Wake’s diversity approach was a triumph of education policy. Begun in embryonic form in the Seventies, the policy finessed  thorny issues with a focus on social mobility. This choice let the County escape tensions that had rocked other areas, from Boston to Charlotte, and focus on the pursuit of academic success. And closing achievement gaps remains a central goal of the system.

They pursued that goal the right way: Socioeconomic diversity works. In essence, poor children learn middle-class habits from their more privileged peers, and wealthier kids’ performance does not suffer. Walking away from this formula is a dangerous gamble. That’s because the other strategies rest on oft-murky evidence and are not guaranteed success. Bluntly put, the Board is overthinking things.

I don’t want to sound like a zealot. As a Wake student in the ’90’s, I experienced the nerve-wracking instability of reassignment. Parents poor and rich understandably crave respite from that annoyance. But at the end of the day, school systems exist to educate all children. Diversity is the best, proven way to achieve that goal.

5 Comments

  1. walter rand

    Mr. Jones, what did the Margiotta School Board do that diminishes diversity? I’ve heard lots of talk about it but I’ve never heard anyone say what it is that was done. I know we’re still busing kids to schools when there are closer schools to the kids’ homes because my kindergartener gets bused to a school 2 miles away when there are 3 schools closer to our house, one of which is just 1.5 blocks away. All 4 of them are good schools. I like our school the best although it is 2 miles away, so I’m not complaining. Surely this sort of busing is to promote diversity. If busing to farther schools is not to promote diversity then why do we bus kids to farther schools when there is a school walking distance away?
    It seems odd to me that we don’t have a walking-distance zone assigned for each school, maybe a 5-block radius around each school, in which kids would be assigned to the school down the street instead of being bused away. It seems as if we could have such a walking zone and still achieve diversity…
    I’m digressing. Can you tell me exactly what the Margiotta School Board did that diminishes diversity?

    • Chris Telesca

      The whole 2009 school board fracas was over neighborhood schools. When you let people go to neighborhood schools, you tend to concentrate poverty in some schools and concentrate good teachers, adequate resources, etc in the schools in the upper middle class areas. Balancing-out resources tends to float all boats.
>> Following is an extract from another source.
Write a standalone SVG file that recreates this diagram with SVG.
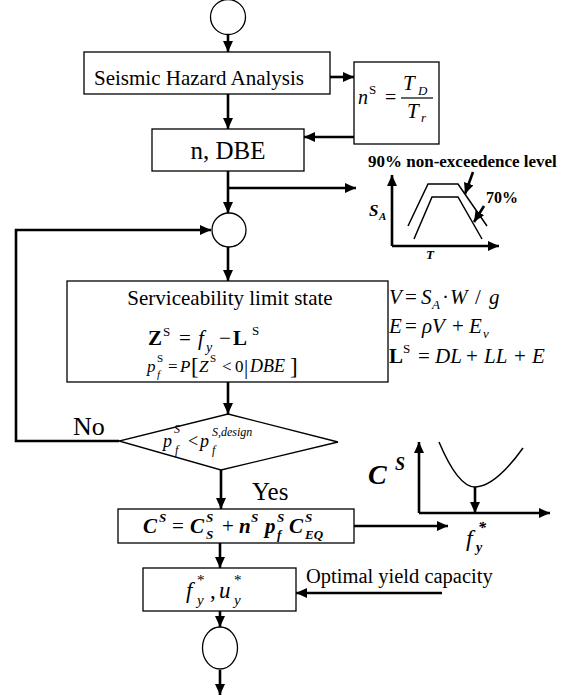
<svg xmlns="http://www.w3.org/2000/svg" width="564" height="698" viewBox="0 0 564 698">
<defs>
<marker id="ah" markerUnits="userSpaceOnUse" markerWidth="12" markerHeight="10" refX="11" refY="5" orient="auto">
<path d="M0,0 L11,5 L0,10 z" fill="#000"/>
</marker>
<style>
.box{fill:#fff;stroke:#000;stroke-width:1.3}
.conn{fill:none;stroke:#000;stroke-width:2.6}
.thin{fill:none;stroke:#000;stroke-width:1.5}
text{font-family:"Liberation Serif","Times New Roman",serif;fill:#000}
.it{font-style:italic}
.b{font-weight:bold}
.bi{font-weight:bold;font-style:italic}
</style>
</defs>
<rect width="564" height="698" fill="#fff"/>

<g id="connectors">
<line class="conn" x1="228" y1="35" x2="228" y2="52" marker-end="url(#ah)"/>
<line class="conn" x1="330" y1="77" x2="354" y2="77" marker-end="url(#ah)"/>
<line class="conn" x1="228" y1="94" x2="228" y2="129" marker-end="url(#ah)"/>
<line class="conn" x1="354" y1="137" x2="304" y2="137" marker-end="url(#ah)"/>
<line class="conn" x1="228" y1="171" x2="228" y2="213" marker-end="url(#ah)"/>
<line class="conn" x1="228" y1="188" x2="356" y2="188" marker-end="url(#ah)"/>
<polyline class="conn" points="119,441 16,441 16,230 211,230" marker-end="url(#ah)"/>
<line class="conn" x1="228" y1="247" x2="228" y2="281" marker-end="url(#ah)"/>
<line class="conn" x1="228" y1="382" x2="228" y2="414" marker-end="url(#ah)"/>
<line class="conn" x1="221" y1="470" x2="221" y2="509" marker-end="url(#ah)"/>
<line class="conn" x1="354" y1="526" x2="448" y2="526" marker-end="url(#ah)"/>
<line class="conn" x1="220" y1="543" x2="220" y2="568" marker-end="url(#ah)"/>
<line class="conn" x1="442" y1="593" x2="296" y2="593" marker-end="url(#ah)"/>
<line class="conn" x1="220" y1="611" x2="220" y2="627" marker-end="url(#ah)"/>
<line class="conn" x1="220" y1="670" x2="220" y2="695" marker-end="url(#ah)"/>
</g>

<g id="start">
<circle class="box" cx="228" cy="17" r="17.5"/>
</g>

<g id="seismic">
<rect class="box" x="84" y="52" width="246" height="42"/>
<text x="199" y="85" font-size="21" text-anchor="middle">Seismic Hazard Analysis</text>
</g>

<g id="ns-box">
<rect class="box" x="354" y="62" width="85" height="82"/>
<text class="it" x="358" y="104" font-size="20">n</text>
<text x="369" y="94" font-size="13">S</text>
<text x="385" y="104" font-size="20">=</text>
<text class="it" x="403" y="90" font-size="21">T</text>
<text class="it" x="418" y="95" font-size="13">D</text>
<line x1="401" y1="98" x2="433" y2="98" stroke="#000" stroke-width="1.2"/>
<text class="it" x="407" y="118" font-size="21">T</text>
<text class="it" x="421" y="122" font-size="13">r</text>
</g>

<g id="dbe">
<rect class="box" x="152" y="129" width="152" height="42"/>
<text x="228" y="159" font-size="25" text-anchor="middle">n, DBE</text>
</g>

<g id="spectrum">
<line class="conn" x1="392" y1="246" x2="392" y2="175" marker-end="url(#ah)"/>
<line class="conn" x1="392" y1="246" x2="499" y2="246" marker-end="url(#ah)"/>
<polyline class="thin" points="408,226 428,184 458,184 487,226"/>
<polyline class="thin" points="414,239 432,197 458,197 482,239"/>
<line class="conn" x1="473" y1="172" x2="465" y2="194" marker-end="url(#ah)"/>
<line class="conn" x1="484" y1="206" x2="474" y2="222" marker-end="url(#ah)"/>
<text class="b" x="368" y="167" font-size="17">90% non-exceedence level</text>
<text class="b" x="486" y="203" font-size="16">70%</text>
<text class="bi" x="369" y="216" font-size="17">S</text>
<text class="bi" x="379" y="220" font-size="11">A</text>
<text class="bi" x="426" y="259" font-size="13">T</text>
</g>

<g id="merge">
<circle class="box" cx="229" cy="230" r="17"/>
</g>

<g id="serviceability">
<rect class="box" x="67" y="281" width="321" height="101"/>
<text x="230" y="305" font-size="21" text-anchor="middle">Serviceability limit state</text>
<text class="b" x="148" y="345" font-size="21">Z</text>
<text x="163" y="336" font-size="13">S</text>
<text x="179" y="345" font-size="21">=</text>
<text class="it" x="198" y="345" font-size="21">f</text>
<text class="it" x="206" y="352" font-size="14">y</text>
<text x="219" y="345" font-size="21">−</text>
<text class="b" x="233" y="345" font-size="21">L</text>
<text x="252" y="335" font-size="13">S</text>
<text class="it" x="147" y="372" font-size="17">p</text>
<text x="157" y="362" font-size="11">S</text>
<text class="it" x="157" y="378" font-size="11">f</text>
<text x="168" y="372" font-size="17">=</text>
<text class="it" x="180" y="372" font-size="17">P</text>
<text x="191" y="374" font-size="23">[</text>
<text class="it" x="199" y="372" font-size="17">Z</text>
<text x="210" y="362" font-size="11">S</text>
<text x="222" y="372" font-size="17">&lt;</text>
<text x="235" y="372" font-size="17">0</text>
<text x="244" y="374" font-size="21">|</text>
<text class="it" x="250" y="372" font-size="18">DBE</text>
<text x="290" y="374" font-size="23">]</text>
</g>

<g id="loads">
<text class="it" x="389" y="304" font-size="21">V</text>
<text x="405" y="304" font-size="21">=</text>
<text class="it" x="421" y="304" font-size="21">S</text>
<text class="it" x="432" y="309" font-size="13">A</text>
<text x="442" y="304" font-size="21">·</text>
<text class="it" x="450" y="304" font-size="21">W</text>
<text x="475" y="304" font-size="21">/</text>
<text class="it" x="489" y="304" font-size="21">g</text>
<text class="it" x="389" y="333" font-size="21">E</text>
<text x="405" y="333" font-size="21">=</text>
<text class="it" x="422" y="333" font-size="21">ρV</text>
<text x="452" y="333" font-size="21">+</text>
<text class="it" x="469" y="333" font-size="21">E</text>
<text class="it" x="483" y="338" font-size="13">v</text>
<text class="b" x="389" y="363" font-size="21">L</text>
<text x="403" y="353" font-size="13">S</text>
<text x="418" y="363" font-size="21">=</text>
<text class="it" x="435" y="363" font-size="21">DL</text>
<text x="466" y="363" font-size="21">+</text>
<text class="it" x="484" y="363" font-size="21">LL</text>
<text x="514" y="363" font-size="21">+</text>
<text class="it" x="532" y="363" font-size="21">E</text>
</g>

<g id="decision">
<polygon class="box" points="228,414 338,442 221,470 119,441"/>
<text class="it" x="163" y="447" font-size="18">p</text>
<text class="it" x="174" y="433" font-size="12">S</text>
<text class="it" x="175" y="454" font-size="12">f</text>
<text x="188" y="447" font-size="18">&lt;</text>
<text class="it" x="200" y="447" font-size="18">p</text>
<text class="it" x="212" y="436" font-size="12">S,design</text>
<text class="it" x="212" y="454" font-size="12">f</text>
</g>

<g id="labels">
<text x="73" y="435" font-size="26">No</text>
<text x="252" y="500" font-size="25">Yes</text>
</g>

<g id="cost">
<rect class="box" x="118" y="509" width="236" height="34"/>
<text class="bi" x="143" y="533" font-size="21">C</text>
<text class="bi" x="159" y="522" font-size="13">S</text>
<text x="172" y="533" font-size="21">=</text>
<text class="bi" x="190" y="533" font-size="21">C</text>
<text class="bi" x="206" y="522" font-size="13">S</text>
<text class="bi" x="206" y="539" font-size="13">S</text>
<text x="222" y="533" font-size="21">+</text>
<text class="bi" x="239" y="533" font-size="21">n</text>
<text class="bi" x="251" y="522" font-size="13">S</text>
<text class="bi" x="265" y="533" font-size="21">p</text>
<text class="bi" x="277" y="522" font-size="13">S</text>
<text class="bi" x="277" y="539" font-size="13">f</text>
<text class="bi" x="289" y="533" font-size="21">C</text>
<text class="bi" x="305" y="522" font-size="13">S</text>
<text class="bi" x="305" y="539" font-size="13">EQ</text>
</g>

<g id="cost-plot">
<line class="conn" x1="419" y1="513" x2="419" y2="442" marker-end="url(#ah)"/>
<line class="conn" x1="419" y1="513" x2="550" y2="513" marker-end="url(#ah)"/>
<path class="thin" d="M439,442 Q458,487 475,487 Q495,487 523,448"/>
<line class="conn" x1="475" y1="487" x2="475" y2="513" marker-end="url(#ah)"/>
<text class="bi" x="368" y="484" font-size="28">C</text>
<text class="bi" x="395" y="470" font-size="18">S</text>
<text class="it" x="466" y="546" font-size="24">f</text>
<text class="bi" x="476" y="552" font-size="14">y</text>
<text class="bi" x="478" y="533" font-size="16">*</text>
</g>

<g id="optimum">
<rect class="box" x="143" y="568" width="153" height="43"/>
<text class="it" x="186" y="598" font-size="23">f</text>
<text class="it" x="197" y="605" font-size="15">y</text>
<text x="197" y="585" font-size="15">*</text>
<text x="210" y="598" font-size="23">,</text>
<text class="it" x="219" y="598" font-size="23">u</text>
<text class="it" x="234" y="605" font-size="15">y</text>
<text x="234" y="585" font-size="15">*</text>
<text x="306" y="583" font-size="20.5">Optimal yield capacity</text>
</g>

<g id="end">
<ellipse class="box" cx="220" cy="648" rx="17.5" ry="21"/>
</g>
</svg>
But even the new Wake School Board can’t use diversity in schools to address the real problems caused by income inequality – lack of jobs, low wage jobs, cuts in benefits, etc. The only real way to make a more long-term fix for that would be to start taxing the rich and redistributing income.

      And the folks who ran and took over in 2009 were running a campaign based on retribution for electing an African-American President in 2008. It wasn’t front and center on the yard signs or the mailers, but you could read between the lines.

      • Ebrun

        Liberals lose an election and play the race card. That canard has been so discredited that even the liberal press will no longer buy it. You need come up with so new vitriol.

  2. finleyeTed

    “merely shuffling students around” has worked, and its about the only legitimate option the school board has. How does the school board address the root cause that you speak of? That’s not their job, that’s the job of the legislature.

  3. Chris Telesca

    merely shuffling students around Wake County won’t work. What the school board and the county commissioners should be doing is addressing the root cause of the problem: economic inequality. But I doubt they will do that since the corporate masters that donate to both parties want economic inequality.